Now, I understand we need security precautions; no doubt about it. But I wonder if they aren’t taking things a little too far. For example, everybody has to take off his shoes before going through the metal detector. That’s fairly new as far as I know; it used to be you could go through with tennis shoes on. No more. So now everybody is barefoot, and they’re giving upper-body pat-downs. I swear, if they don’t develop X-ray vision, by this time next year they’ll have us boarding the plane stark naked.

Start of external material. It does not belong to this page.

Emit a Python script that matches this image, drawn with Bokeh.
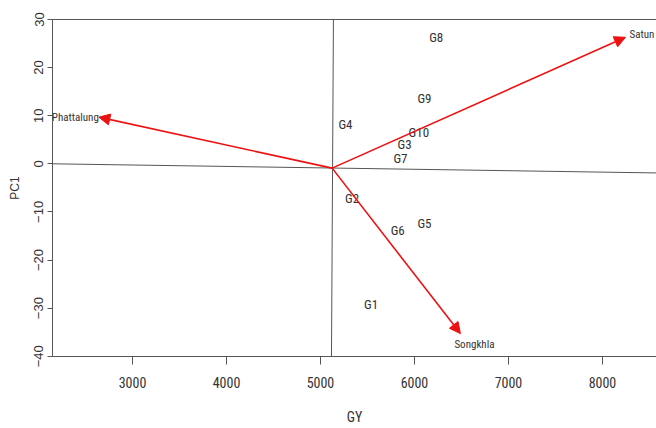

Once we’re through security, though, it’s all smooth sailing. Unless we get hungry. We got here two hours early, remember? We should have brought a snack, or a pile of money. $8 for a hamburger and drink doesn’t sound too steep, does it? After all, we won’t get anything else to eat (except 5 peanuts) for the next two hours. At least Mama has the baby’s food with her at all times…and the security man kindly gave her a free squeeze check while we waited.
Oh, that’s right: new baby means no more exit row for the Thibodeaux family. Mr. and Mrs. Thibodeaux are both about 6’5″; air travel is frighteningly uncomfortable in the best of seats. At least we get to pre-board. That will give us time to wedge our legs into the seat in front of us, and hopefully find a way to keep it from reclining. It will also give us lots of time to sit in the stifling airplane for an extra 30 minutes while everybody else tries desperately to shove their bags into the overhead bins. I guess they can’t turn on the A/C until the engines get going. Maybe flying naked wouldn’t be so bad after all.
But then that magic moment comes that makes it all worthwhile. We’re clear for takeoff, and we line up on the runway. The pilot throws the throttles forward, unleashing the thunder of a hundred thousand horses, hurling this metal tube down the tarmac at ludicrous speed and into the night sky. We mere ordinary mortals are afforded a delight that the ancients believed could only belong the gods and a select few: to hurtle through the air in a winged chariot.
I look down and see a sparkling web, and marvel—not only have we tamed the sky, we have also caged the night, walling off the darkness with a fence of brilliant glass. See the mighty works wrought by the hand and mind of Man! I recall that good news spoken so long ago, and think, “Yes, let there be peace on Earth, and let me have good will toward Men!”
Then we land and I find out the airline lost my bags. Crikey.